On the floor of the Pacific Ocean, Japanese scientists discovered a 965-square-mile mud patch containing 16m tons of rare-earth metals — enough to meet global demand “on a semi-infinite basis.”

And we’re not talking gold doubloons here. This sunken treasure includes materials vital to smartphones and electric cars — and positions Japan to challenge China’s control over the rare-earth industry.

You can’t always borrow a cup of yttrium from your neighbor…

To bake up its primary exports (electronics and cars), Japan needs rare-earth metals. Lacking its own deposits, Japan has always had to go across the sea to borrow ingredients from China’s precious-metal pantry.

But in 2010, China drastically reduced its export quota for the 17 rare-earth metals — driving their price up 10x. Panicked by the price hike, Japan jumped into the ocean with a metal detector and a dream.

From magic mud to pricy product

Scanning their “exclusive economic zone” (an oceanic area of proprietary resource rights), Japan found mud that was chock full of yttrium, europium, terbium, and dysprosium — but couldn’t use it yet.

Turns out, pouring raw mud into the hood of a Tesla isn’t enough to make it run. Japan had to extract and synthesize the precious particles, and it didn’t take long for Japanese scientists to design a “hydrocyclone separator” to separate the good from the gritty.

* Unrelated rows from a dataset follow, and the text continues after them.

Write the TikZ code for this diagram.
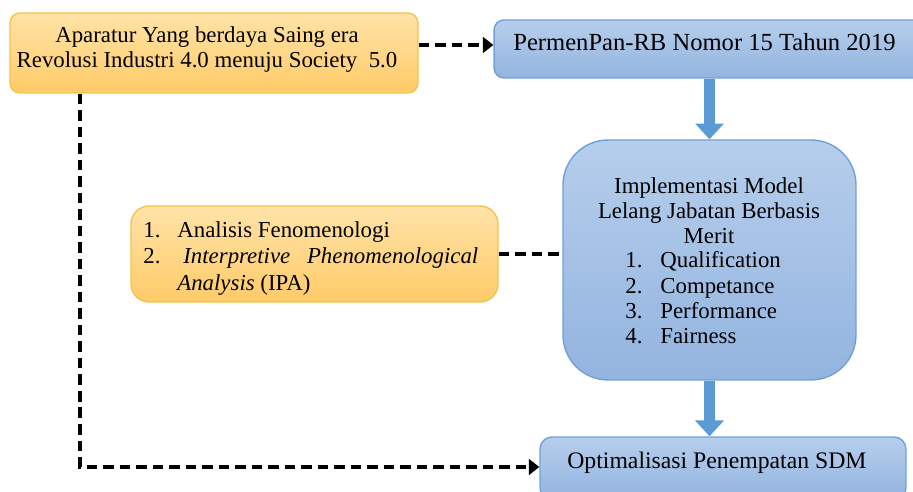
\documentclass[tikz,border=0pt]{standalone}
\usepackage{fontspec}
\setmainfont{Liberation Serif}
\usetikzlibrary{arrows.meta}

\definecolor{orangetop}{HTML}{FFE3A8}
\definecolor{orangebot}{HTML}{FFCB68}
\definecolor{orangeline}{HTML}{F5C24A}
\definecolor{bluetop}{HTML}{B6CEEC}
\definecolor{bluebot}{HTML}{93B4DF}
\definecolor{blueline}{HTML}{6FA0D8}
\definecolor{arrowblue}{HTML}{5B9BD5}

\begin{document}
\begin{tikzpicture}[x=0.02cm, y=-0.02cm,
  txt/.style={inner sep=0pt, anchor=mid west, font=\fontsize{13}{14.2}\selectfont},
  orangebox/.style={draw=orangeline, line width=0.8pt, top color=orangetop, bottom color=orangebot, inner sep=0pt},
  bluebox/.style={draw=blueline, line width=0.8pt, top color=bluetop, bottom color=bluebot, inner sep=0pt},
  flowarrow/.style={line width=6.8pt, draw=arrowblue, -{Triangle[width=15.9pt,length=9pt]}},
  dasharrow/.style={line width=2.7pt, dash pattern=on 6pt off 3.4pt}
]
  \useasboundingbox (0,0) rectangle (913,492);

  \node[orangebox, rounded corners=0.2cm, minimum width=8.16cm, minimum height=1.6cm] (A) at (214,53) {};
  \node[bluebox, rounded corners=0.2cm, minimum width=8.62cm, minimum height=1.16cm] (B) at (709.5,49) {};
  \node[bluebox, rounded corners=0.9cm, minimum width=5.86cm, minimum height=4.8cm] (C) at (709.5,260) {};
  \node[orangebox, rounded corners=0.36cm, minimum width=7.34cm, minimum height=1.92cm] (D) at (314.5,254) {};
  \node[bluebox, rounded corners=0.24cm, minimum width=7.32cm, minimum height=1.26cm] (E) at (723,468.5) {};
  \coordinate (turn) at (80,467);

  \node[txt, anchor=center, align=center] (aText) at (207,50)
    {Aparatur Yang berdaya Saing era\\Revolusi Industri 4.0 menuju Society\ \ 5.0};
  \node[txt, font=\fontsize{14}{16}\selectfont] (bText) at (513,46) {PermenPan-RB Nomor 15 Tahun 2019};

  \node[txt, anchor=center, align=center] (cTitle) at (709,211)
    {Implementasi Model\\Lelang Jabatan Berbasis\\Merit};
  \foreach \lbl [count=\i] in {Qualification,Competance,Performance,Fairness} {
    \node[txt] (num\i) at (625,{238.5+25.3*\i}) {\i.};
    \node[txt] (lbl\i) at (660,{238.5+25.3*\i}) {\lbl};
  }

  \node[txt] (dNum1) at (143,233) {1.};
  \node[txt] (dItem1) at (177,233) {Analisis Fenomenologi};
  \node[txt] (dNum2) at (143,259) {2.};
  \node[txt] (dItem2) at (183,259) {\makebox[5.9cm][s]{\textit{Interpretive} \textit{Phenomenological}}};
  \node[txt] (dItem3) at (177,286) {\textit{Analysis} (IPA)};

  \node[txt, font=\fontsize{13.5}{15}\selectfont] (eText) at (567,464) {Optimalisasi Penempatan SDM};

  \draw[flowarrow] (B.south) -- (C.north);
  \draw[flowarrow] (C.south) -- (C.south |- E.north);

  \draw[dasharrow, -{Triangle[width=9pt,length=6pt]}] (A.east |- 0,45) -- (B.west |- 0,45);
  \draw[dasharrow] (D.east) -- (D.east -| C.west);
  \draw[dasharrow, -{Triangle[width=9pt,length=6pt]}] (A.south -| turn) |- (E.west |- turn);
\end{tikzpicture}
\end{document}
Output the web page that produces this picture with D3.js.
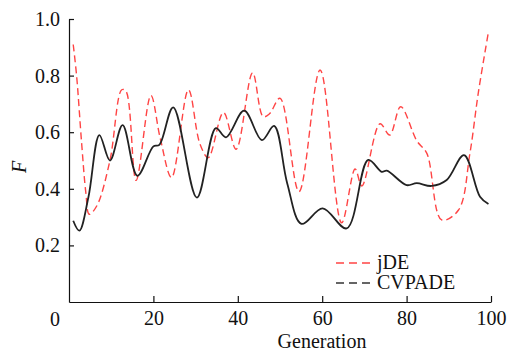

A new chapter in the saga of mineral-mania

China, the only producer with reserves and the expensive industrial machinery to process them, has historically held the mineral market in a chokehold. Even after competition rose to meet demand, China’s market-share only slid from 93% to 86%.

Brazil, Vietnam and the Democratic Republic of the Congo have had the reserves without processing power, while the US, Japan and Western Europe have had processing capacity without reserves — until now.

Japan’s huge reserve, backed by the modern-day alchemy to process it, will end China’s virtual mineral-monopoly. After the announcement, stock prices at Japan’s largest drilling company jumped 13%.